INA116 instrumentation amplifier shows unexpectedly low input impedance (<1Mohm)

I put 2 V pp signal to VL through 1Mohm resistor and only get 1 V on the input, as I'd get from resistor divider with 1Mohm INA116 resistance to ground.

This value of input impedance is indirectly confirmed by other measurements taken on other parts of the circuit (not shown here)

Datasheet calls for >10^15 Ohmi input impedance, both differential and common mode.

Any thoughts are greatly appreciated

• Hello Ruslan,

A properly functioning INA116 should have extremely high input resistance as the datasheet Electrical Specification table indicates. Therefore, something doesn't seem quite right when you observe such low input resistance.

The INA116 inputs are ESD protected, but it is still possible to damage the input circuit/ESD cell if exposed to an excessively high ESD voltage event. In that case the input circuit may become leaky and the high input impedance becomes compromised. If all of the INA116 devices are exhibiting the behavior, then ESD likely isn't the cause.

You mention the 1 Megohm resistor in series with the INA116 pin 6 input. If the probe placed at the input has considerable capacitance, then a passive low-pass filter is formed by the R and C. For example, if the series R is 1 Megohm, and probe capacitance is 15 pF, the filter has a 10 kHz cutoff frequency.
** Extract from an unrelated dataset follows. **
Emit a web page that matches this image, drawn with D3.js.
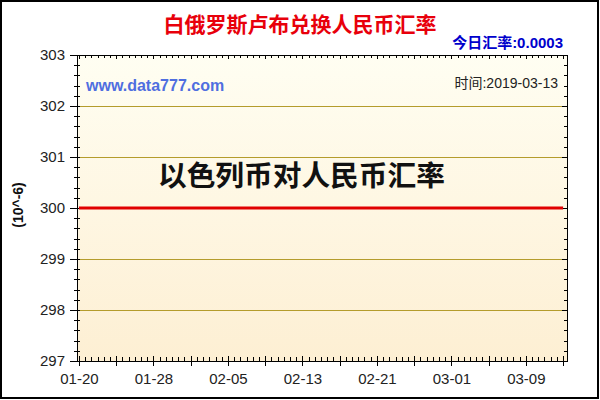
<!DOCTYPE html>
<html lang="zh">
<head>
<meta charset="utf-8" />
<title>白俄罗斯卢布兑换人民币汇率</title>
<style>
  body { margin: 0; background: #fff; }
  svg { display: block; font-family: "Liberation Sans", Arial, "Noto Sans CJK SC", sans-serif; }
  .tick text { fill: #222; }
</style>
</head>
<body>
<script src="https://cdn.jsdelivr.net/npm/d3@7"></script>
<script>
  const dates = [
    "2019-01-20","2019-01-21","2019-01-22","2019-01-23","2019-01-24","2019-01-25","2019-01-26",
    "2019-01-27","2019-01-28","2019-01-29","2019-01-30","2019-01-31","2019-02-01","2019-02-02",
    "2019-02-03","2019-02-04","2019-02-05","2019-02-06","2019-02-07","2019-02-08","2019-02-09",
    "2019-02-10","2019-02-11","2019-02-12","2019-02-13","2019-02-14","2019-02-15","2019-02-16",
    "2019-02-17","2019-02-18","2019-02-19","2019-02-20","2019-02-21","2019-02-22","2019-02-23",
    "2019-02-24","2019-02-25","2019-02-26","2019-02-27","2019-02-28","2019-03-01","2019-03-02",
    "2019-03-03","2019-03-04","2019-03-05","2019-03-06","2019-03-07","2019-03-08","2019-03-09",
    "2019-03-10","2019-03-11","2019-03-12","2019-03-13"
  ];
  // rate in units of 10^-6
  const rates = [
    300,300,300,300,300,300,300, 300,300,300,300,300,300,300,
    300,300,300,300,300,300,300, 300,300,300,300,300,300,300,
    300,300,300,300,300,300,300, 300,300,300,300,300,300,300,
    300,300,300,300,300,300,300, 300,300,300,300
  ];
  const xLabels = ["01-20","01-28","02-05","02-13","02-21","03-01","03-09"];
  const yTicks = [297, 298, 299, 300, 301, 302, 303];

  const width = 600, height = 400;
  const plot = {left: 77, right: 567, top: 55, bottom: 361};

  const parse = d3.timeParse("%Y-%m-%d");
  const data = dates.map((d, i) => ({date: parse(d), value: rates[i]}));
  const first = data[0].date, last = data[data.length - 1].date;

  const x = d3.scaleTime()
    .domain([d3.timeHour.offset(first, -5), d3.timeHour.offset(last, 10)])
    .range([plot.left, plot.right]);
  const y = d3.scaleLinear()
    .domain([297, 303])
    .range([plot.bottom, plot.top]);

  const svg = d3.select("body").append("svg")
    .attr("width", width)
    .attr("height", height);

  const defs = svg.append("defs");
  const grad = defs.append("linearGradient")
    .attr("id", "bg").attr("x1", 0).attr("y1", 0).attr("x2", 0).attr("y2", 1);
  grad.append("stop").attr("offset", "0%").attr("stop-color", "#fffef2");
  grad.append("stop").attr("offset", "100%").attr("stop-color", "#fdefd3");

  // outer frame
  svg.append("rect")
    .attr("x", 1).attr("y", 1)
    .attr("width", 597).attr("height", 397)
    .attr("fill", "#fff").attr("stroke", "#000").attr("stroke-width", 2);

  // plot background
  svg.append("rect")
    .attr("x", plot.left).attr("y", plot.top)
    .attr("width", plot.right - plot.left).attr("height", plot.bottom - plot.top)
    .attr("fill", "url(#bg)");

  // grid lines
  svg.append("g")
    .selectAll("line")
    .data(yTicks.slice(1, -1))
    .join("line")
    .attr("x1", plot.left).attr("x2", plot.right)
    .attr("y1", d => Math.round(y(d)) + 0.5).attr("y2", d => Math.round(y(d)) + 0.5)
    .attr("stroke", "#b49c2c").attr("stroke-width", 1);

  // minor tick positions
  const yMinor = d3.range(297, 303.001, 0.2).filter(v => Math.abs(v - Math.round(v)) > 0.01);
  const xMajor = d3.timeDay.range(first, d3.timeDay.offset(last, 1), 4);
  const xMinor = d3.timeHour.range(first, d3.timeHour.offset(last, 10), 16)
    .filter(d => !xMajor.some(m => +m === +d));
  const xLabelDates = xLabels.map(s => parse("2019-" + s));

  const axisG = svg.append("g").attr("shape-rendering", "crispEdges");

  function tickLines(vals, pos, x1, x2, vertical) {
    axisG.append("g").selectAll("line").data(vals).join("line")
      .attr(vertical ? "y1" : "x1", d => Math.round(pos(d)) + 0.5)
      .attr(vertical ? "y2" : "x2", d => Math.round(pos(d)) + 0.5)
      .attr(vertical ? "x1" : "y1", x1)
      .attr(vertical ? "x2" : "y2", x2)
      .attr("stroke", "#000");
  }

  // left axis
  axisG.append("g")
    .attr("transform", `translate(${plot.left},0)`)
    .call(d3.axisLeft(y).tickValues(yTicks).tickFormat(d3.format("d")).tickSize(7).tickPadding(5))
    .call(g => g.selectAll("text").attr("font-size", 15))
    .call(g => g.select(".domain").remove());
  tickLines(yMinor, y, plot.left - 3, plot.left + 3, true);
  tickLines(yTicks, y, plot.left, plot.left + 3, true);

  // right axis ticks (inward)
  tickLines(yTicks, y, plot.right - 5, plot.right, true);
  tickLines(yMinor, y, plot.right - 3, plot.right, true);

  // bottom axis
  axisG.append("g")
    .attr("transform", `translate(0,${plot.bottom})`)
    .call(d3.axisBottom(x).tickValues(xLabelDates).tickFormat(d3.timeFormat("%m-%d")).tickSize(0).tickPadding(12))
    .call(g => g.selectAll("text").attr("font-size", 15))
    .call(g => g.select(".domain").remove());
  tickLines(xMajor, x, plot.bottom - 5, plot.bottom + 5, false);
  tickLines(xMinor, x, plot.bottom - 4, plot.bottom, false);

  // top axis ticks (inward)
  tickLines(xMajor, x, plot.top, plot.top + 4, false);
  tickLines(xMinor, x, plot.top, plot.top + 3, false);

  // frame
  axisG.append("rect")
    .attr("x", plot.left + 0.5).attr("y", plot.top + 0.5)
    .attr("width", plot.right - plot.left).attr("height", plot.bottom - plot.top)
    .attr("fill", "none").attr("stroke", "#000");

  // series line
  const line = d3.line().x(d => x(d.date)).y(d => y(d.value));
  svg.append("path")
    .datum(data)
    .attr("d", line)
    .attr("fill", "none")
    .attr("stroke", "#e00000")
    .attr("stroke-width", 3);

  // texts
  svg.append("text")
    .attr("x", 300).attr("y", 32)
    .attr("text-anchor", "middle")
    .attr("font-size", 21).attr("font-weight", "bold")
    .attr("fill", "#e8000b")
    .text("白俄罗斯卢布兑换人民币汇率");

  svg.append("text")
    .attr("x", 563).attr("y", 48)
    .attr("text-anchor", "end")
    .attr("font-size", 15).attr("font-weight", "bold")
    .attr("fill", "#0000cc")
    .text("今日汇率:0.0003");

  svg.append("text")
    .attr("x", 86).attr("y", 91)
    .attr("font-size", 16).attr("font-weight", "bold")
    .attr("fill", "#4f6ee0")
    .text("www.data777.com");

  svg.append("text")
    .attr("x", 558).attr("y", 88)
    .attr("text-anchor", "end")
    .attr("font-size", 14)
    .attr("fill", "#222")
    .text("时间:2019-03-13");

  svg.append("text")
    .attr("x", 158).attr("y", 186)
    .attr("font-size", 28.7).attr("font-weight", "bold")
    .attr("fill", "#111")
    .text("以色列币对人民币汇率");

  svg.append("text")
    .attr("transform", "translate(23,205) rotate(-90)")
    .attr("text-anchor", "middle")
    .attr("font-size", 14).attr("font-weight", "bold")
    .attr("fill", "#111")
    .text("(10^-6)");
</script>
</body>
</html>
If a frequency not too much greater than 10 kHz is applied to the input of the filter, the gain will be down -6 dB (0.5 V/V) at some point.  If the frequency is further increased the gain will continue to drop.

Have you checked the output of the INA116 with a DSO when the input is being probed and producing the voltage drop? Make sure that the measurement isn't injecting noise into the circuit, or that the INA116 isn't becoming unstable when the input is being probed.

Lastly, make sure the INA116 was obtained from a qualified TI distributor. That way you know you are working with product that has been fully tested and is warranted by TI.

Regards, Thomas

Precision Amplifiers Applications Engineering

• Thank you very much, Thomas, the chip seems to have been malfunctioning, probably due to ESD damage.

I replaced it with new one and the impedance went to >50MOhm values, probably more, but this is the maximum that I can measure in my setup.

I also noticed that there is an input offset of several decades of millivolts which depends on supply voltage and positive/negative supply mismatch.

Does it make any sense to measure the offset as voltage between inverting and non-inverting inputs with digital multimeter?